Na semana passada, após um curto período de internação num hospital de Roma, o escritor Andrea Camilleri despediu-se de nós. Tinha 93 anos, ao longo dos quais construiu a jornada de um dos mais importantes romancistas italianos da atualidade.
Tão bom o velho que foram criadas várias páginas nas redes sociais onde seus fãs, como eu, trocavam impressões sobre as aventuras do comissário Salvo Montalbano, o personagem mais famoso de seus romances.
Montalbano é realmente uma figura. Trata-se de um policial informal e brilhante, um tanto mal-humorado, que comanda uma equipe atrapalhada numa pequena cidade fictícia da Sicília, de nome Vigàta. Lá acontece de tudo – roubos, crimes passionais, sequestros, assassinatos, confusões com a máfia. O comissário é solteirão, sistemático, cheio de manias, cometendo barbeiragens ao volante de um Fiat Tipo caindo aos pedaços. Tem medo da velhice, da aposentadoria e odeia a burocracia à qual é submetido pelos seus superiores – gente insuportável.

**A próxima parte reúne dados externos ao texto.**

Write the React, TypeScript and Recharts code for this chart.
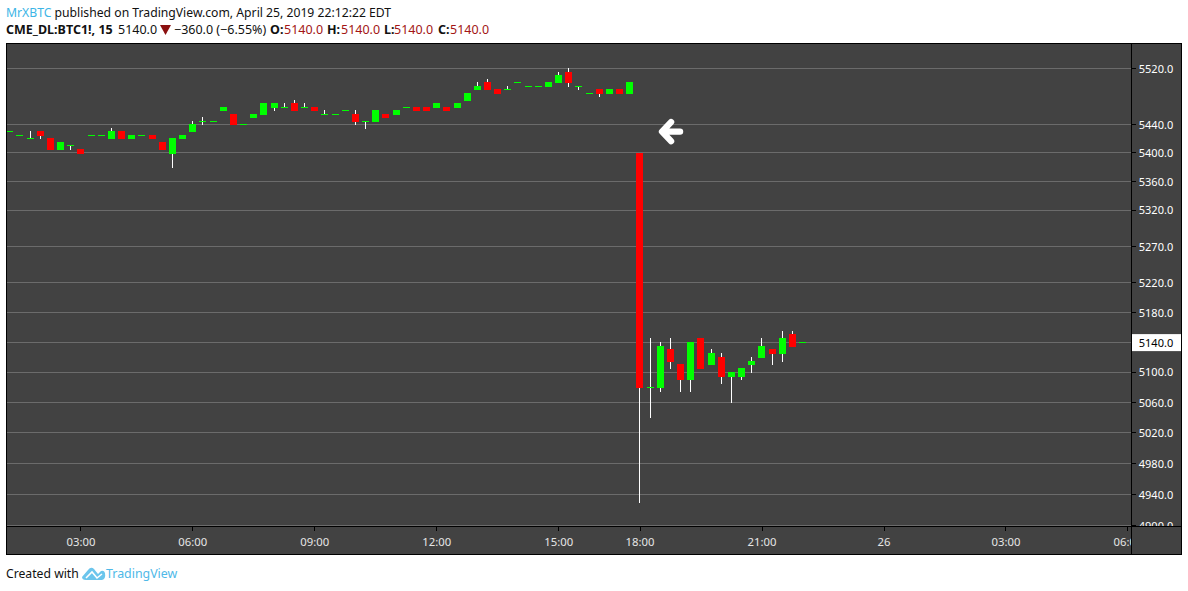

Salvo tem um grande amor; Lívia; bela, sensual – e temperamental, como ele. Cada um mora em sua própria casa, em cidades vizinhas, e sonham em se casar. Mas têm medo da rotina e das prováveis brigas, já que os humores de ambos são bem italianos: apaixonados, independentes e imprevisíveis. Os episódios de Lívia e Salvo “discutindo a relação” são geniais; mostram o talento de Camilleri se divertindo com as sutilezas das almas masculinas e femininas dos dias de hoje.
Quando fica de saco cheio – dos chefes, dos bandidos, da máfia, das politicagens e até de Lívia –, Salvo Montalbano compensa os aborrecimentos à mesa, curtindo pratos maravilhosos do Sul da Itália tão bem descritos por Camilleri, que era um glutão. O comissário também tem o hábito de nadar pelado à noite, na praia defronte à sua casa, para relaxar. As aventuras de Montalbano e sua equipe fizeram tanto sucesso que viraram série de TV.
Andrea Camilleri também é responsável indireto por uma pequena conquista linguística de minha parte. Certa vez, passando pela Borri Books, livraria imensa dentro da estação Termini de Roma, comprei, às pressas, o último lançamento do mestre. Peguei o trem, recostei-me para ler e – mamma mia! – não entendi uma só palavra. Por engano, tinha comprado uma edição da Sellerio, em siciliano, idioma do autor. Inconformado, encarei o desafio. Baixei dicionários na internet, comprei gramáticas num sebo, insisti e hoje me orgulho de ler razoavelmente Camilleri no original – tolo capricho de um fã.
Para quem quiser curtir as peripécias do Comissário, sugiro alguns títulos publicados no Brasil: “A Paciência da Aranha”, “A Forma da Água”, “O Medo de Montalbano”, “Guinada na Vida”, “O Ladrão de Merendas”, “Excursão a Tíndari”, “A Voz do Violino”, “Lua de Papel”, “Um Mês com Montalbano”.
Andrea Camilleri também era um frasista extraordinário, com tiradas espirituosas que provocavam risadas de seus interlocutores. Dono de um coração cheio de ternura e romantismo, não disfarçava, entretanto, um impiedoso sarcasmo. Sobre seu sucesso literário, era modesto: “Escrevo apenas para devolver às pessoas um pouco de tudo aquilo que já li e que aprendi na vida.”
Antes de partir, isolado em sua casa em Santa Fiora, cidadezinha toscana da província de Grosseto (onde também se situa Pitigliano, terra dos Fabbrinis), publicou uma bela reflexão sobre a vida que chegava ao fim. Separei este trecho: “Quando a gente nasce, recebe um carnê com tudo: a beleza da juventude, os prazeres, as habilidades, as dores, as doenças, a velhice e a morte. Não podemos recusar nada, está tudo incluído no carnê; vamos gastando os tickets um a um, até acabar. Ou aceitamos essa condição da vida com serenidade ou viramos uns coglione (algo próximo ao nosso ‘babaca’). Bravo, maestro!